If you’re looking at your own branding or a project's visual identity, there are actual lessons to be pulled from the evolution of the apple computer co logo. It’s not just about having a cool icon; it’s about how that icon functions in the real world.

  • Prioritize Legibility Over Detail: If your logo can't be recognized when it's the size of a favicon on a browser tab, it’s too complex. Ronald Wayne’s Newton logo failed because it was an illustration, not a symbol.
  • Solve a Problem with Design: The "bite" wasn't a creative flourish; it was a solution to the "is this a cherry?" problem. Good design usually fixes a functional issue.
  • Don't Fear Evolution: Apple changed its colors and textures to match the hardware of the era. The shape remained the constant "anchor." You can update your look without losing your soul.
  • Ignore the "Deep Meaning" Trap: Don't get bogged down trying to force ten different metaphors into a single icon. Start with a shape that works, and let the public project their own meaning onto it over time.

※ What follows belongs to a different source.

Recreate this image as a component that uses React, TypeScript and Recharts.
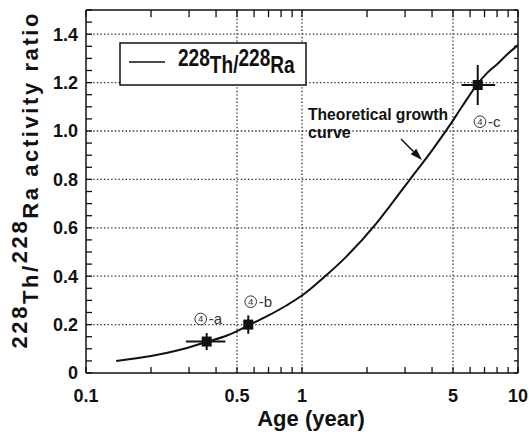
import {
  ComposedChart,
  ErrorBar,
  Legend,
  Line,
  ReferenceLine,
  Scatter,
  XAxis,
  YAxis
} from "recharts";

// theoretical growth curve
const AGE = [0.138, 0.2, 0.27, 0.36, 0.45, 0.56, 0.7, 0.85, 1, 1.28, 1.6, 2.18, 2.55, 3.1, 4, 4.8, 5.5, 6.44, 7.2, 8.1, 9, 10];
const RATIO = [0.05, 0.07, 0.095, 0.128, 0.155, 0.195, 0.238, 0.28, 0.32, 0.4, 0.48, 0.612, 0.69, 0.79, 0.92, 1.02, 1.1, 1.19, 1.24, 1.28, 1.32, 1.355];

// measured samples ④-a, ④-b, ④-c
const SAMPLE_AGE = [0.362, 0.564, 6.51];
const SAMPLE_RATIO = [0.13, 0.2, 1.19];
const SAMPLE_AGE_ERR = [[0.072, 0.08], [0.02, 0.02], [1.03, 1.33]];
const SAMPLE_RATIO_ERR = [0.035, 0.038, 0.083];

const X_TICKS = [0.1, 0.2, 0.3, 0.4, 0.5, 0.6, 0.7, 0.8, 0.9, 1, 2, 3, 4, 5, 6, 7, 8, 9, 10];
const X_LABELS = [0.1, 0.5, 1, 5, 10];
const X_GRID = [0.5, 1, 5];
const Y_TICKS = [0, 0.05, 0.1, 0.15, 0.2, 0.25, 0.3, 0.35, 0.4, 0.45, 0.5, 0.55, 0.6, 0.65, 0.7, 0.75, 0.8, 0.85, 0.9, 0.95, 1, 1.05, 1.1, 1.15, 1.2, 1.25, 1.3, 1.35, 1.4, 1.45, 1.5];
const Y_LABELS = [0, 0.2, 0.4, 0.6, 0.8, 1, 1.2, 1.4];
const Y_GRID = [0.2, 0.4, 0.6, 0.8, 1, 1.2, 1.4];

const X_MIN = 0.1;
const X_MAX = 10;
const Y_MAX = 1.5;
// inward ticks on the top and right frame, in data units
const TOP_TICK_END = 1.47;
const RIGHT_TICK_END = 9.58;

const INK = "#111";
const FONT = "'Liberation Sans', Arial, sans-serif";

const curve = AGE.map((t, i) => ({ t, v: RATIO[i] }));
const samples = SAMPLE_AGE.map((t, i) => ({
  t,
  v: SAMPLE_RATIO[i],
  ex: SAMPLE_AGE_ERR[i],
  ey: SAMPLE_RATIO_ERR[i]
}));

const tickFont = { fontSize: 18, fontWeight: 700, fontFamily: FONT, fill: INK };
const frame = { stroke: INK, strokeWidth: 1.5 };
const tickStroke = { stroke: INK, strokeWidth: 1.3 };

function LegendBox() {
  return (
    <svg width={188} height={44} style={{ display: "block" }}>
      <rect x={1} y={1} width={186} height={42} fill="#fff" stroke={INK} strokeWidth={1.5} />
      <line x1={10} x2={46} y1={20} y2={20} stroke={INK} strokeWidth={1.5} />
      <g transform="translate(59,0) scale(0.83,1)">
        <text x={0} y={24} fontFamily={FONT} fontWeight={700} fontSize={23} fill={INK}>
          228<tspan dy={7}>Th</tspan>/<tspan dy={-7}>228</tspan>
          <tspan dy={7}>Ra</tspan>
        </text>
      </g>
    </svg>
  );
}

function SquareMark(props: any) {
  const { cx, cy } = props;
  return <rect x={cx - 5} y={cy - 5} width={10} height={10} fill={INK} />;
}

function Circled({ x, y, tag }: { x: number; y: number; tag: string }) {
  return (
    <g fontFamily={FONT} fill="#333">
      <circle cx={x} cy={y} r={5.8} fill="none" stroke="#333" strokeWidth={1} />
      <text x={x} y={y + 3.3} fontSize={9.5} textAnchor="middle">4</text>
      <text x={x + 8} y={y + 5} fontSize={15}>{tag}</text>
    </g>
  );
}

export default function App() {
  return (
    <div style={{ position: "absolute", left: 0, top: 0, width: 529, height: 437, background: "#fff" }}>
      <ComposedChart width={529} height={437} margin={{ top: 9, right: 10, bottom: 4, left: 26 }}>
        <XAxis
          xAxisId="b"
          dataKey="t"
          type="number"
          scale="log"
          domain={[X_MIN, X_MAX]}
          allowDataOverflow
          ticks={X_TICKS}
          interval={0}
          height={60}
          tickSize={-6}
          tickMargin={22}
          axisLine={frame}
          tickLine={tickStroke}
          tick={tickFont}
          tickFormatter={(v) => (X_LABELS.includes(v) ? String(v) : "")}
        />
        <XAxis
          xAxisId="top"
          orientation="top"
          type="number"
          scale="log"
          domain={[X_MIN, X_MAX]}
          allowDataOverflow
          height={1}
          tick={false}
          tickLine={false}
          axisLine={frame}
        />
        <YAxis
          yAxisId="l"
          dataKey="v"
          type="number"
          domain={[0, Y_MAX]}
          allowDataOverflow
          ticks={Y_TICKS}
          interval={0}
          width={60}
          tickSize={-6}
          tickMargin={14}
          axisLine={frame}
          tickLine={tickStroke}
          tick={tickFont}
          tickFormatter={(v) => (Y_LABELS.includes(v) ? (v === 0 ? "0" : v.toFixed(1)) : "")}
        />
        <YAxis
          yAxisId="r"
          orientation="right"
          type="number"
          domain={[0, Y_MAX]}
          allowDataOverflow
          width={1}
          tick={false}
          tickLine={false}
          axisLine={frame}
        />
        {Y_GRID.map((y) => (
          <ReferenceLine key={"gy" + y} xAxisId="b" yAxisId="l" y={y} stroke="#333" strokeWidth={1.3} strokeDasharray="1.4 2.2" />
        ))}
        {X_GRID.map((x) => (
          <ReferenceLine key={"gx" + x} xAxisId="b" yAxisId="l" x={x} stroke="#333" strokeWidth={1.3} strokeDasharray="1.4 2.2" />
        ))}
        {X_TICKS.map((x) => (
          <ReferenceLine
            key={"tt" + x}
            xAxisId="b"
            yAxisId="l"
            segment={[{ x, y: Y_MAX }, { x, y: TOP_TICK_END }]}
            ifOverflow="visible"
            stroke={INK}
            strokeWidth={1.3}
          />
        ))}
        {Y_TICKS.map((y) => (
          <ReferenceLine
            key={"rt" + y}
            xAxisId="b"
            yAxisId="l"
            segment={[{ x: X_MAX, y }, { x: RIGHT_TICK_END, y }]}
            ifOverflow="visible"
            stroke={INK}
            strokeWidth={1.3}
          />
        ))}
        <Line
          xAxisId="b"
          yAxisId="l"
          data={curve}
          dataKey="v"
          name="228Th/228Ra"
          type="monotone"
          stroke={INK}
          strokeWidth={2}
          dot={false}
          isAnimationActive={false}
        />
        <Scatter
          xAxisId="b"
          yAxisId="l"
          data={samples}
          dataKey="v"
          shape={SquareMark}
          legendType="none"
          isAnimationActive={false}
        >
          <ErrorBar dataKey="ex" direction="x" width={0} stroke={INK} strokeWidth={2} isAnimationActive={false} />
          <ErrorBar dataKey="ey" direction="y" width={0} stroke={INK} strokeWidth={2} isAnimationActive={false} />
        </Scatter>
        <Legend
          layout="vertical"
          align="center"
          verticalAlign="middle"
          content={() => <LegendBox />}
          wrapperStyle={{ left: 119, top: 42, width: 188, height: 44 }}
        />
      </ComposedChart>
      <svg width={529} height={437} style={{ position: "absolute", left: 0, top: 0, pointerEvents: "none" }}>
        <text
          transform="translate(38,181) rotate(-90)"
          textAnchor="middle"
          fontFamily={FONT}
          fontWeight={700}
          fontSize={22}
          fill={INK}
          textLength={335}
          lengthAdjust="spacing"
        >
          <tspan dy={-11}>228</tspan>
          <tspan dy={11}>Th/</tspan>
          <tspan dy={-11}>228</tspan>
          <tspan dy={11}>Ra activity ratio</tspan>
        </text>
        <text x={311} y={426} textAnchor="middle" fontFamily={FONT} fontWeight={700} fontSize={22} fill={INK}>
          Age (year)
        </text>
        <g fontFamily={FONT} fontWeight={700} fontSize={16} fill={INK}>
          <text x={308} y={120} textLength={140} lengthAdjust="spacingAndGlyphs">Theoretical growth</text>
          <text x={308} y={137.5}>curve</text>
        </g>
        <line x1={401} y1={139} x2={413.5} y2={151.5} stroke={INK} strokeWidth={1.5} />
        <polygon points="422,160 410.7,154.3 416.3,148.7" fill={INK} />
        <Circled x={200.7} y={319} tag="-a" />
        <Circled x={250.7} y={301.7} tag="-b" />
        <Circled x={480} y={121.7} tag=" -c" />
      </svg>
    </div>
  );
}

The Apple logo succeeded because it was approachable at a time when computers were terrifying. Today, it succeeds because it’s a symbol of status and simplicity. The best way to respect its history is to understand that it was born from a mix of practical problem-solving and a founder’s gut instinct, rather than a boardroom full of people overthinking the symbolism of ancient fruit.

To see this in practice, look at any tech company that rebranded recently. You'll notice they are all moving toward the "Janoff Method"—extreme simplification. The next time you see that glowing fruit on the back of a phone, remember it’s not a tribute to a mathematician or a biblical story. It’s just a very well-drawn apple that won't be mistaken for a cherry.

Take a look at your own brand's "Newton" moments. Identify where you're being too literal or too complex, and cut away the noise until only the silhouette remains. That's how you build something that lasts fifty years.